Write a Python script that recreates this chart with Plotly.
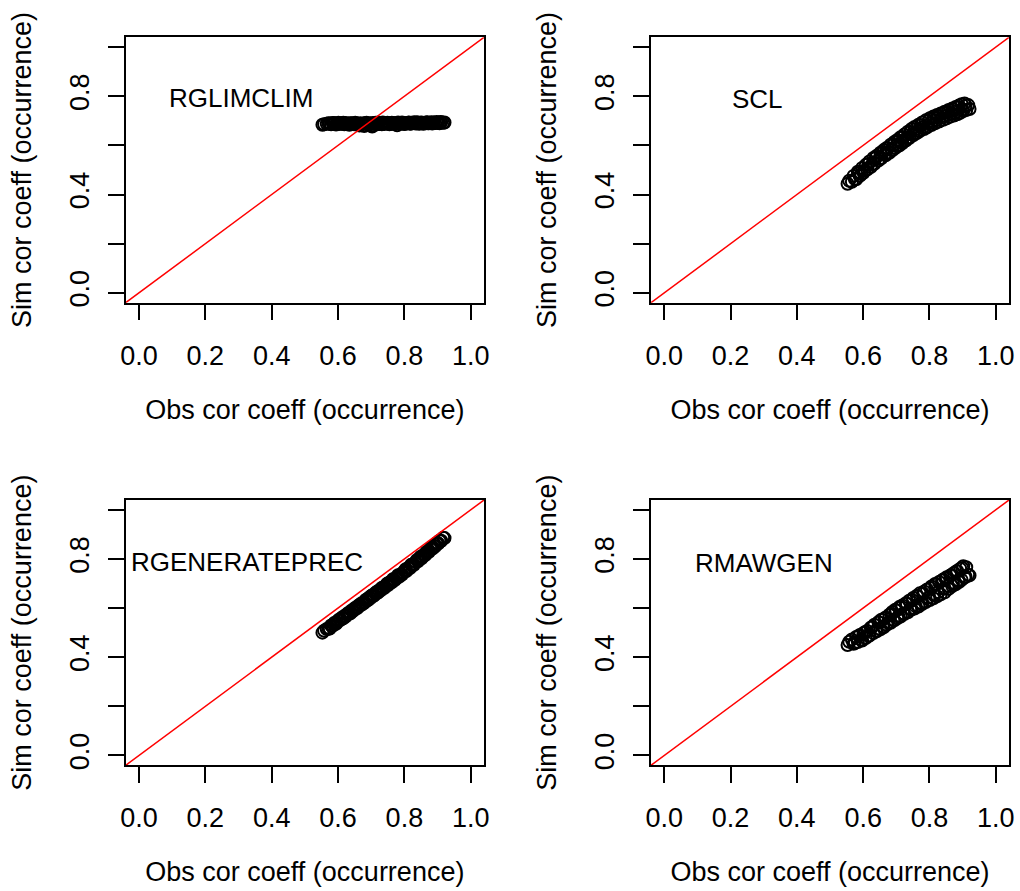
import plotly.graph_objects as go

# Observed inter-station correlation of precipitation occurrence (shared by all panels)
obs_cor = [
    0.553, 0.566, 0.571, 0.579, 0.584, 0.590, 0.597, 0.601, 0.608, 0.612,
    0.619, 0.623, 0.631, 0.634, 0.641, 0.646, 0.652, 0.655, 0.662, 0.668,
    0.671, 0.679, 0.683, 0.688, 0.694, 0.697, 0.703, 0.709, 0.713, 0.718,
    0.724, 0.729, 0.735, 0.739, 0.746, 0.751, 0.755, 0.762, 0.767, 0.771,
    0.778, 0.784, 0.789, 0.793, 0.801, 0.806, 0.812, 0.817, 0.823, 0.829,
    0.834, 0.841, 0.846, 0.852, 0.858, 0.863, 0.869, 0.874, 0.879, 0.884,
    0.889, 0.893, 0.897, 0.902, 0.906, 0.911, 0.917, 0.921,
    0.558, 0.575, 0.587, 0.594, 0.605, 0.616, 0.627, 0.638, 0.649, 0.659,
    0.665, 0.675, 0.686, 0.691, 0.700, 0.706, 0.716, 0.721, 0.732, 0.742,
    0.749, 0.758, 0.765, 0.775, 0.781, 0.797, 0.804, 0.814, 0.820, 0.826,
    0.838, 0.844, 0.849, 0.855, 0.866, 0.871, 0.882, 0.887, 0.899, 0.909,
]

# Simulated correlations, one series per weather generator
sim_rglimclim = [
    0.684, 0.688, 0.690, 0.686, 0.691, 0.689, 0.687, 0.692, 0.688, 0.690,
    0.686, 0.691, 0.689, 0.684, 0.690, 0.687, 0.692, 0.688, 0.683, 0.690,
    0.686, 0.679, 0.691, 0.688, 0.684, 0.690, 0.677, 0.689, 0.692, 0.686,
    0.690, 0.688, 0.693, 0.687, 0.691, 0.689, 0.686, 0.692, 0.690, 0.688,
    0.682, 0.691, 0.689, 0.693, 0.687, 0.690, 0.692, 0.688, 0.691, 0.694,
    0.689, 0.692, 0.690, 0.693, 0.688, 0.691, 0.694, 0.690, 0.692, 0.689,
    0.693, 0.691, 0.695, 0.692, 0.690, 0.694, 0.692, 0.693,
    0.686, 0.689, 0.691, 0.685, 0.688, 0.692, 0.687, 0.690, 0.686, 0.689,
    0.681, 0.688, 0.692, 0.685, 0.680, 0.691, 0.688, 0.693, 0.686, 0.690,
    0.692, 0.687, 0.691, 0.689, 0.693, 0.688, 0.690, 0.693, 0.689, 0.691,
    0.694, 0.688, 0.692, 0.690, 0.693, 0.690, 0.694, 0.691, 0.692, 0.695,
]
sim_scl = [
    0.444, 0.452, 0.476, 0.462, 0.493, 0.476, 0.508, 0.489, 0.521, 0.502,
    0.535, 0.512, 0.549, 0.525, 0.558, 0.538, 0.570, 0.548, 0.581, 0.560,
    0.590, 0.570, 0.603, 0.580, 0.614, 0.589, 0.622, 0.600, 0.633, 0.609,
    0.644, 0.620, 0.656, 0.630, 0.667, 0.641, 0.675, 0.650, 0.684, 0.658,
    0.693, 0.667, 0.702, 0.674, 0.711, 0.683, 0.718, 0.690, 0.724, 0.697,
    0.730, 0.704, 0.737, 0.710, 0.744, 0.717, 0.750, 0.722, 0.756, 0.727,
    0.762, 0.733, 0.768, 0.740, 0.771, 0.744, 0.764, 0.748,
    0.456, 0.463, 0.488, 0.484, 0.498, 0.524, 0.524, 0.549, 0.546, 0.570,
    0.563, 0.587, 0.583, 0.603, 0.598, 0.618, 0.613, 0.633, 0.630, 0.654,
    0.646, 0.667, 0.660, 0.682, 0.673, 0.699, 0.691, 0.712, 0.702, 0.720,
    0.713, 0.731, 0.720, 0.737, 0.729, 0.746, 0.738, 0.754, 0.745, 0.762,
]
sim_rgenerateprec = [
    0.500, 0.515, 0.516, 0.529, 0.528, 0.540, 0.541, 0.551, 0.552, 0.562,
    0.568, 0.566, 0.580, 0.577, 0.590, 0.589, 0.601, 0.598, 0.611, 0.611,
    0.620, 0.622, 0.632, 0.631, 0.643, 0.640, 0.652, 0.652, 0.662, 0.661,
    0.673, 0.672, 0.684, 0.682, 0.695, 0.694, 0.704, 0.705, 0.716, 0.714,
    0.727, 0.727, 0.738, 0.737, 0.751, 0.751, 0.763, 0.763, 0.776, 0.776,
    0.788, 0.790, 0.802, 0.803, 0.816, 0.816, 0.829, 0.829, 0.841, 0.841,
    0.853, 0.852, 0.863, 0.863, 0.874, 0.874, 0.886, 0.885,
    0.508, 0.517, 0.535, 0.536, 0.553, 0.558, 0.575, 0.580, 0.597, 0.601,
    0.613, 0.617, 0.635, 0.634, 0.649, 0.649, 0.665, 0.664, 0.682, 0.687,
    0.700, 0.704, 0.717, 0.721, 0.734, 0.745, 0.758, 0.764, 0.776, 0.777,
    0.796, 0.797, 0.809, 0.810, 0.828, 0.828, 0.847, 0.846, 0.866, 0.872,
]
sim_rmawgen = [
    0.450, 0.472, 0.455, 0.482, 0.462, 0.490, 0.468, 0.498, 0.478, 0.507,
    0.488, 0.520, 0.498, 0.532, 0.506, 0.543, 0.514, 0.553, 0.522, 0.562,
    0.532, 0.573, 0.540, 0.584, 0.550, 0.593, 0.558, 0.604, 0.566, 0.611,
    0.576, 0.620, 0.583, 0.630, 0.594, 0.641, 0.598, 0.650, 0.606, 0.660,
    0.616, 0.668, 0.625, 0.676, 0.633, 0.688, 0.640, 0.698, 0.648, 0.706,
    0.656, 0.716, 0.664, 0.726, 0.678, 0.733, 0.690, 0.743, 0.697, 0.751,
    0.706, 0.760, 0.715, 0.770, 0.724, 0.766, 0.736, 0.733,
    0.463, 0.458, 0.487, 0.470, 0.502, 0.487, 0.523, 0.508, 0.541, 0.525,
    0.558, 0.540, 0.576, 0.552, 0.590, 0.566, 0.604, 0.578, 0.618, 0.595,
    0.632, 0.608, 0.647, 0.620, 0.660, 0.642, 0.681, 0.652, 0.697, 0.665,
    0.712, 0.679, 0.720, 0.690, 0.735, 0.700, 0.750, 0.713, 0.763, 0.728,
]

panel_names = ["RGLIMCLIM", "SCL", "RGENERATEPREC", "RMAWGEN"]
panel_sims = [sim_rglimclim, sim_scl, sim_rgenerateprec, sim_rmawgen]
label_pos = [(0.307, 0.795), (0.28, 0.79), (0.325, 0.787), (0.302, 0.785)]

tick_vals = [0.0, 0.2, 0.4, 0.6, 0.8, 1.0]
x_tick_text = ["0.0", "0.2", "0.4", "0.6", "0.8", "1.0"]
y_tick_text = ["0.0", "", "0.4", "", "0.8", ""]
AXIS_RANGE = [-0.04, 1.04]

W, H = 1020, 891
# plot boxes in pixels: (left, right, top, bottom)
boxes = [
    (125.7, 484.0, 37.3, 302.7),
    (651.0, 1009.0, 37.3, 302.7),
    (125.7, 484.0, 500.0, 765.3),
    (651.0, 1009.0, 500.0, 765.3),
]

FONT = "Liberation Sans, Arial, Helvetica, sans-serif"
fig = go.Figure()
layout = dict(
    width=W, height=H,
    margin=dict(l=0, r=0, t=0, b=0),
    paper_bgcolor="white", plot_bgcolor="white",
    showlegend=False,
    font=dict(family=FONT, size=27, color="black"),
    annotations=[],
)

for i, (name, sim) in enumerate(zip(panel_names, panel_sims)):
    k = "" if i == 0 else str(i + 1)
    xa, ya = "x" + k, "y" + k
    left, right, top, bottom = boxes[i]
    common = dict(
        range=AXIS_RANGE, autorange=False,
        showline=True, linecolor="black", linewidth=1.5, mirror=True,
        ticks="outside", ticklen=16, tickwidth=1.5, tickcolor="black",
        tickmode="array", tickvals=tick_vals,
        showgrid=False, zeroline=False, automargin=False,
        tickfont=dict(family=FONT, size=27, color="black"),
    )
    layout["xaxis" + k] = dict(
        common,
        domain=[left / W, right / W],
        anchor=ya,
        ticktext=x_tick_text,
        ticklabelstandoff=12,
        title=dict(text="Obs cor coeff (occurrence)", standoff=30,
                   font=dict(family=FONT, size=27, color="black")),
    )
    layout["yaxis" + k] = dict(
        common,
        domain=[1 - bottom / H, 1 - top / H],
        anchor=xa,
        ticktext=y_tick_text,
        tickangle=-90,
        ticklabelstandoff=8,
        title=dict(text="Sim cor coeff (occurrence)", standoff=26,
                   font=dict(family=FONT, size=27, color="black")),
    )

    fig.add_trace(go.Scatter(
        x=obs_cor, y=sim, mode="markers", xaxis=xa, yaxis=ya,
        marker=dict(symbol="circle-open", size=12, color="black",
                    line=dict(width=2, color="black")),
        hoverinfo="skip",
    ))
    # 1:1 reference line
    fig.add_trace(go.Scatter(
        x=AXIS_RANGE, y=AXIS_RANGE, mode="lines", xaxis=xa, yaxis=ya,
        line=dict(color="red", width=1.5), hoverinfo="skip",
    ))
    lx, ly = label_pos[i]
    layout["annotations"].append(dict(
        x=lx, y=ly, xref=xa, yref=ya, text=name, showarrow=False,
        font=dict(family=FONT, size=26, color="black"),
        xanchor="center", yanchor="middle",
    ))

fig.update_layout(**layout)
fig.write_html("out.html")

----

# EXERCISE PROMPT:
Print, exactly as written, the lines above from the first one to the one containing "import plotly.graph_objects as go". Leave out pictures.

# OUTPUT:
Write a Python script that recreates this chart with Plotly.
import plotly.graph_objects as go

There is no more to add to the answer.